Chapter 8
Division & Propagation
The fastest way to fill a bed is to grow one large clump for three years and then chop it into four plants in an afternoon. The plants don't mind. The gardener gets a free hosta bed.
When to divide
A hosta doesn't need division. A well-sited plant left alone for fifty years will simply keep getting bigger; the center does not "die out" the way an iris or daylily does. Divide because you want more plants, or to share, or to fit a redesigned bed.
Best time in Ohio:
- Spring (early April, just as noses emerge) — easiest to see the eyes, plant recovers fastest, top growth replaces in the same season.
- Late summer / early fall (mid-August through mid-September) — second-best window, gives roots 6 weeks to establish before frost.
Avoid dividing in the heat of midsummer (July). The plant is in full leaf, transpiration is high, and freshly-divided crowns can't keep up with water loss.
How to divide a mature clump
- Water deeply the day before so the clump comes up with damp, intact roots.
- Cut a circle around the clump with a sharp spade, about 4 inches outside the edge of the foliage. Pry from multiple sides until the rootball lifts. A large clump is heavy — recruit help or use a tarp.
- Rinse the rootball with a garden hose. You don't have to — you can divide a dirty rootball — but rinsing lets you see the crown, eyes, and root structure clearly, and you'll make better cuts.
- Identify the eyes. Each eye is a future growing point — in spring it looks like a pointed pink-white shoot; in late summer it's the base of a leaf cluster. A small clump might have 5 eyes; a giant one 40+.
- Plan the cuts. Each division should have at least 3 eyes and a fist of roots. Smaller divisions survive but take a full extra year to look like anything.
- Cut with a clean, sharp tool: a serrated bread knife for small clumps, a soil knife for medium clumps, an old wood saw for giants. Press straight down through the crown. Don't try to tease apart — clean cuts heal faster than torn tissue.

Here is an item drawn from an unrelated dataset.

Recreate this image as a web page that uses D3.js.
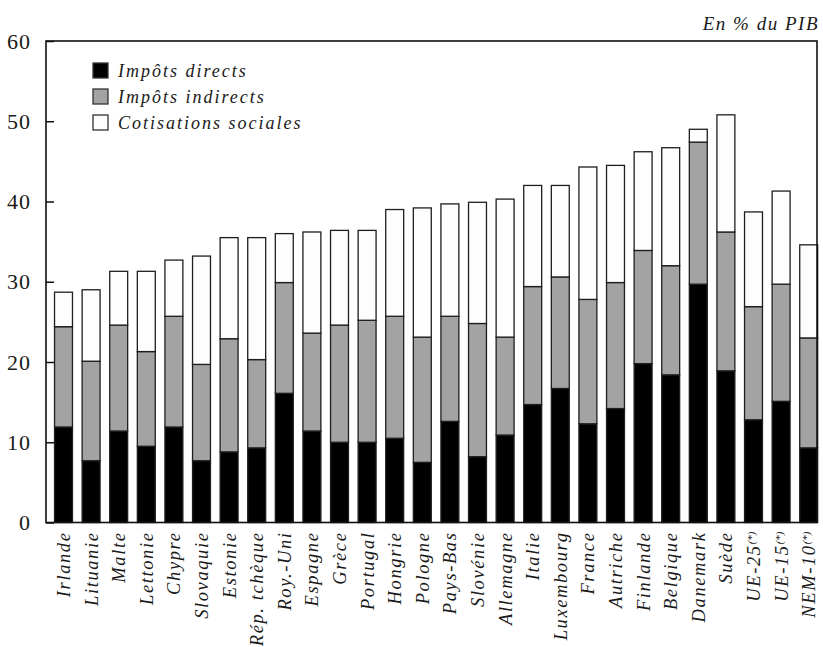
<!DOCTYPE html>
<html>
<head>
<meta charset="utf-8">
<script src="https://cdn.jsdelivr.net/npm/d3@7"></script>
<style>
  body { margin: 0; background: #fff; }
  svg { display: block; }
  text { font-family: "Liberation Serif", "Times New Roman", serif; fill: #1a1a1a; }
</style>
</head>
<body>
<svg id="chart" width="823" height="647"></svg>
<script>
// Categories and series (% of GDP)
var countries = ["Irlande", "Lituanie", "Malte", "Lettonie", "Chypre", "Slovaquie", "Estonie",
  "Rép. tchèque", "Roy.-Uni", "Espagne", "Grèce", "Portugal", "Hongrie", "Pologne", "Pays-Bas",
  "Slovénie", "Allemagne", "Italie", "Luxembourg", "France", "Autriche", "Finlande", "Belgique",
  "Danemark", "Suède", "UE-25(*)", "UE-15(*)", "NEM-10(*)"];

var directs = [11.9, 7.7, 11.4, 9.5, 11.9, 7.7, 8.8, 9.3, 16.1, 11.4, 10.0, 10.0, 10.5, 7.5,
  12.6, 8.2, 10.9, 14.7, 16.7, 12.3, 14.2, 19.8, 18.4, 29.7, 18.9, 12.8, 15.1, 9.3];
var indirects = [12.5, 12.4, 13.2, 11.8, 13.8, 12.0, 14.1, 11.0, 13.8, 12.2, 14.6, 15.2, 15.2, 15.6,
  13.1, 16.6, 12.2, 14.7, 13.9, 15.5, 15.7, 14.1, 13.6, 17.7, 17.3, 14.1, 14.6, 13.7];
var cotisations = [4.3, 8.9, 6.7, 10.0, 7.0, 13.5, 12.6, 15.2, 6.1, 12.6, 11.8, 11.2, 13.3, 16.1,
  14.0, 15.1, 17.2, 12.6, 11.4, 16.5, 14.6, 12.3, 14.7, 1.6, 14.6, 11.8, 11.6, 11.6];

var seriesNames = ["Impôts directs", "Impôts indirects", "Cotisations sociales"];
var yTicks = [0, 10, 20, 30, 40, 50, 60];

// Frame of the plot
var plotLeft = 46, plotRight = 817, plotTop = 41, plotBottom = 522.5;

var svg = d3.select("#chart");

// Build table for the stack layout
var rows = countries.map(function(c, i) {
  return { pays: c, d: directs[i], ind: indirects[i], cot: cotisations[i] };
});
var keys = ["d", "ind", "cot"];
var fills = { d: "#000000", ind: "#a3a3a3", cot: "#fdfdfd" };

var stack = d3.stack().keys(keys);
var layers = stack(rows);

// Scales
var x = d3.scaleBand()
  .domain(countries)
  .range([49.7, 822.5])
  .paddingInner(0.35)
  .paddingOuter(0.175);

var y = d3.scaleLinear()
  .domain([0, 60])
  .range([plotBottom, plotTop]);

// Bars
var layerG = svg.selectAll(".layer")
  .data(layers)
  .enter().append("g")
  .attr("class", "layer")
  .attr("fill", function(d) { return fills[d.key]; });

layerG.selectAll("rect")
  .data(function(d) { return d; })
  .enter().append("rect")
  .attr("x", function(d) { return x(d.data.pays); })
  .attr("width", x.bandwidth())
  .attr("y", function(d) { return y(d[1]); })
  .attr("height", function(d) { return y(d[0]) - y(d[1]); })
  .attr("stroke", "#1e1e1e")
  .attr("stroke-width", 1.3);

// Y axis, ticks pointing inward
var yAxis = svg.append("g")
  .attr("transform", "translate(" + plotLeft + ",0)")
  .call(d3.axisLeft(y).tickValues(yTicks).tickSizeInner(-8).tickSizeOuter(0).tickPadding(15));
yAxis.attr("font-family", null);
yAxis.select(".domain").remove();
yAxis.selectAll("line").attr("stroke", "#111").attr("stroke-width", 1.5);
yAxis.selectAll("text")
  .style("font-size", "22px")
  .style("letter-spacing", "1px")
  .attr("fill", "#1a1a1a");

// X axis with rotated labels
var xAxis = svg.append("g")
  .attr("transform", "translate(0," + plotBottom + ")")
  .call(d3.axisBottom(x).tickSize(0).tickPadding(0));
xAxis.attr("font-family", null);
xAxis.select(".domain").remove();
xAxis.selectAll("text")
  .attr("transform", "rotate(-90)")
  .attr("x", -9)
  .attr("y", 0)
  .attr("dy", "0.35em")
  .style("text-anchor", "end")
  .style("font-size", "18.5px")
  .style("font-style", "italic")
  .style("letter-spacing", "1.6px")
  .attr("fill", "#1a1a1a")
  .each(function(d) {
    // superscript the (*) marks
    var m = d.match(/^(.*)\((\*)\)$/);
    if (m) {
      var t = d3.select(this).text(m[1]);
      t.append("tspan").text("(*)").style("font-size", "11px").attr("dy", "-0.45em")
        .style("letter-spacing", "0px");
    }
  });

// Plot frame
svg.append("rect")
  .attr("x", plotLeft)
  .attr("y", plotTop)
  .attr("width", plotRight - plotLeft)
  .attr("height", plotBottom - plotTop)
  .attr("fill", "none")
  .attr("stroke", "#111")
  .attr("stroke-width", 1.6);

// Unit note
svg.append("text")
  .attr("x", 819)
  .attr("y", 30)
  .style("text-anchor", "end")
  .style("font-size", "19px")
  .style("font-style", "italic")
  .style("letter-spacing", "1.5px")
  .text("En % du PIB");

// Legend
var legendG = svg.selectAll(".legend")
  .data(keys)
  .enter().append("g")
  .attr("class", "legend")
  .attr("transform", function(d, i) {
    return "translate(93," + (63 + i * 26) + ")";
  });

legendG.append("rect")
  .attr("width", 15)
  .attr("height", 15)
  .attr("fill", function(d) { return fills[d]; })
  .attr("stroke", "#333")
  .attr("stroke-width", 1.3);

legendG.append("text")
  .text(function(d, i) { return seriesNames[i]; })
  .attr("x", 25)
  .attr("y", 14)
  .style("font-size", "18px")
  .style("font-style", "italic")
  .style("letter-spacing", "2px");
</script>
</body>
</html>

- Sterilize the tool between any two plants if you have any concern about virus. A wipe with 70% isopropyl alcohol or 10% bleach is fine.
- Plant immediately. Divisions in the new holes within 30 minutes is the goal. If you must hold them, wrap rootballs in damp newspaper and keep in shade — they're good for a day, marginal for two.
- Water in heavily and shade for the first week if conditions are sunny or hot. An overturned bushel basket or a beach umbrella works fine.
Single-eye divisions
If you want to multiply a prized or expensive cultivar quickly, you can take single-eye divisions — each piece with one eye and a few roots. They live, but they look pitiful for two years before they amount to anything. Useful for collectors; not the right tool for filling a bed.
Other propagation methods, briefly
- Tissue culture is how commercial nurseries mass-produce hostas — sterile-lab work that's not practical at home but explains why a 'Patriot' from one nursery looks identical to a 'Patriot' from another nursery a thousand miles away. They are literally clonal copies of the same mother plant.
- Ross method (named for Don Ross): a vertical cut down through the crown of an actively-growing plant without lifting it, which forces the plant to produce extra eyes along the wound. Useful for collectors. Skip for now.
- Seed, covered in Chapter 2, is the only method that produces genetically new plants.
How a divided plant behaves
Year of division: smaller-looking plant, possibly skipping flowering, may produce fewer leaves than the original. Don't panic.
Year after: nearly full size, flowering returns.
Year two after: indistinguishable from a never-divided plant.
The free-hostas play
Plant one $20 medium-sized hosta in year one. Divide it into four in year four. Plant those four. Divide each in year seven. You now have sixteen plants for the price of one, all genetically identical, all in the bed for fifteen-plus years to come.